Tuesday, October 14, 2008
To Be Or Not To Be
As MTC has stupidly begged the question, the answer, definitively, is "not to be." Nick Whitby's adaptation of the 1942 film To Be Or Not To Be is slow, under-rehearsed, badly staged (Faith Healer meets Gypsy), and unable to establish a tone--as Colonel "Concentration Camp" Erhard (Michael McCarty, one of the few good things about this show) points out at a gestapo soiree, "I've misjudged the tone of the room." Boeing Boeing, for all its flaws, knows that it is a sex farce, and the energy crackles through the play, building and building until take-off; not so for To Be Or Not To Be, which sputters through video clips and recordings that defuse the action.

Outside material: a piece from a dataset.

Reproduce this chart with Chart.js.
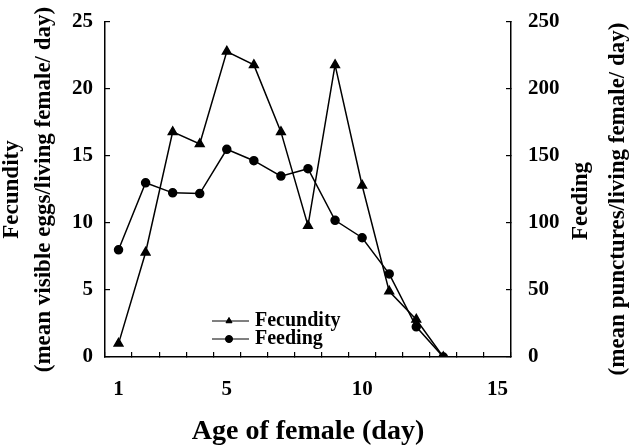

It's also horribly dated: even though "Heil myself!" stems from Lubitsch's original, it now seems like secondhand Brooks. Casey Nicholaw's direction is astoundingly aimless, as if he set out to direct The 39 Steps but wanted all the glitz of The Drowsy Chaperone, too. The space is badly used, and Anna Louizos's set could've taken some cues from Roundabout's revival of Twentieth Century. Erhard comments that Josef Tura, a hammy actor (hammily played by David Rasche, which is a most unkosher choice) did to Shakespeare what Germany has done to Poland; one could go a step further and compare what Germany did to Poland to what MTC has done to this film (and to a wasted Jan Maxwell).